I have a group over $\mathbb Z$, defined by the binary operation $*$, such that $a*b:=a+b+2$.

From the previous exercise, I have deduced that the identity-element is $-2$ and that it is an abelian group under $\mathbb Z$, but the next exercise wants me to prove that it is isomorphic to the cyclic group $(\mathbb Z,+)$. But I dont really know how to write the answer. In the cyclic group $(\mathbb Z,+)$, you have that $(a,b)=a+b$, and in $(\mathbb Z,*)$ you have that $(a,b)=a+b+2$.

From my understaning, I must set up an homomorphism between those two groups $(\mathbb Z,+)$ which shows to be surjective and injective, but I'm a bit stuck.
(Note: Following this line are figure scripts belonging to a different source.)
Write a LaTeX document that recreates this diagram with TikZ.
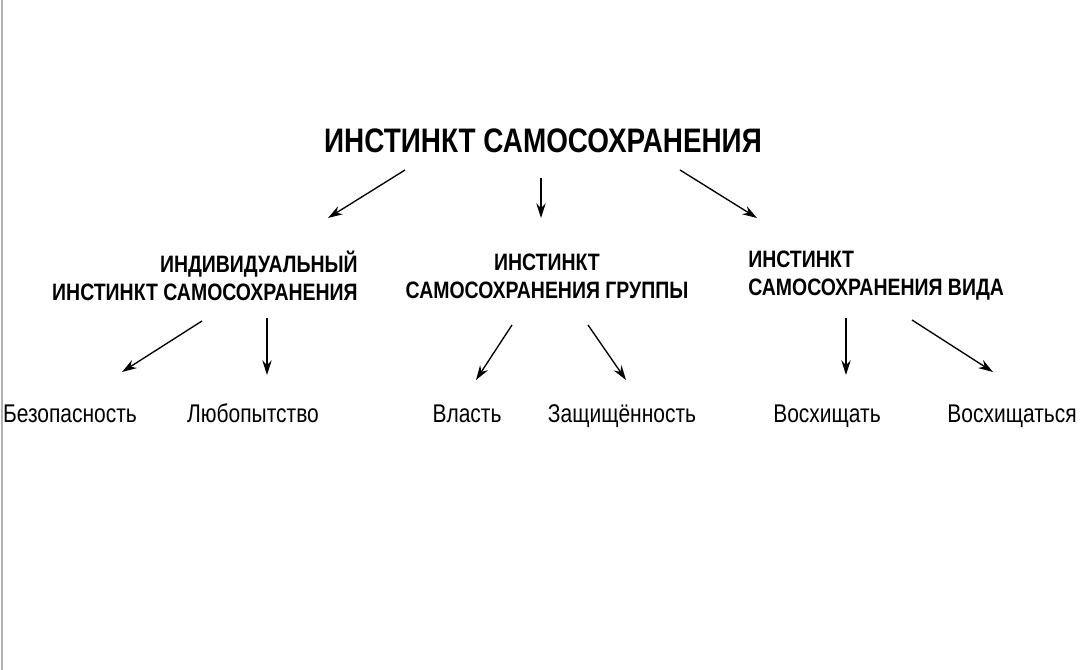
\documentclass[tikz,border=0pt]{standalone}
\usepackage{fontspec}
\setmainfont[FakeStretch=0.82]{Liberation Sans}
\usetikzlibrary{arrows.meta}
\begin{document}
\begin{tikzpicture}[x=0.75pt,y=-0.75pt,
  title/.style={font=\bfseries\fontsize{25.5}{30}\selectfont,inner sep=0},
  mid/.style={font=\bfseries\fontsize{17.8}{21}\selectfont,inner sep=0},
  leaf/.style={font=\fontsize{19.2}{22}\selectfont,inner sep=0,anchor=base},
  arr/.style={-{Stealth[length=11pt,width=7pt]},line width=1pt}]
\useasboundingbox (0,0) rectangle (1080,670);
\fill[white] (0,0) rectangle (1080,670);
\draw[gray!60,line width=1pt] (2,0) -- (2,670);
\node[title] (t) at (543,141) {ИНСТИНКТ САМОСОХРАНЕНИЯ};
\node[mid,anchor=east,align=right] (a) at (358,276) {ИНДИВИДУАЛЬНЫЙ\\ИНСТИНКТ САМОСОХРАНЕНИЯ};
\node[mid,align=center] (b) at (547,276) {ИНСТИНКТ\\САМОСОХРАНЕНИЯ ГРУППЫ};
\node[mid,anchor=west,align=left] (c) at (748,276) {ИНСТИНКТ\\САМОСОХРАНЕНИЯ ВИДА};
\node[leaf] (l1) at (70,422) {Безопасность};
\node[leaf] (l2) at (253,422) {Любопытство};
\node[leaf] (l3) at (467,422) {Власть};
\node[leaf] (l4) at (622,422) {Защищённость};
\node[leaf] (l5) at (827,422) {Восхищать};
\node[leaf] (l6) at (1012,422) {Восхищаться};
\coordinate (s1) at (405,170); \coordinate (e1) at (328,218);
\coordinate (s2) at (541,178); \coordinate (e2) at (541,218);
\coordinate (s3) at (680,170); \coordinate (e3) at (757,218);
\coordinate (s4) at (202,321); \coordinate (e4) at (122,372);
\coordinate (s5) at (267,318); \coordinate (e5) at (267,375);
\coordinate (s6) at (512,325); \coordinate (e6) at (476,380);
\coordinate (s7) at (588,325); \coordinate (e7) at (626,380);
\coordinate (s8) at (846,318); \coordinate (e8) at (846,375);
\coordinate (s9) at (912,320); \coordinate (e9) at (993,372);
\foreach \i in {1,...,9} \draw[arr] (s\i) -- (e\i);
\end{tikzpicture}
\end{document}
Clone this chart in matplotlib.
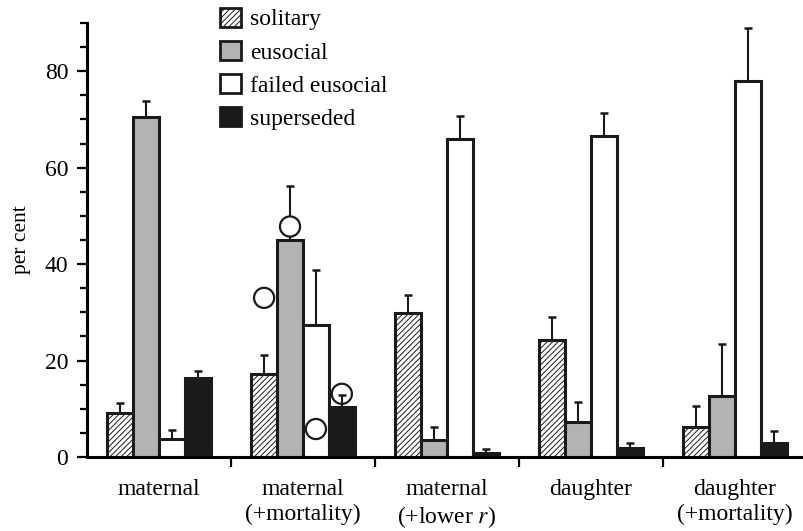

Help would be appreciated.

Answer 1

Hint: a homomorphism of a cyclic group is completely determined by its effect on a generator. The generators of the additive group $\mathbb Z$ are $\pm 1$.

You have identified the identity element of your group. Can you find a generator?

Also: You will probably do best to use different letters for the elements of the two groups. Using $a,b$ for both is almost certain to lead to confusion.

Answer 2

You have discovered that the original identity element $0$ has moved 2 units to the left on the number line. How does this suggest moving other elements?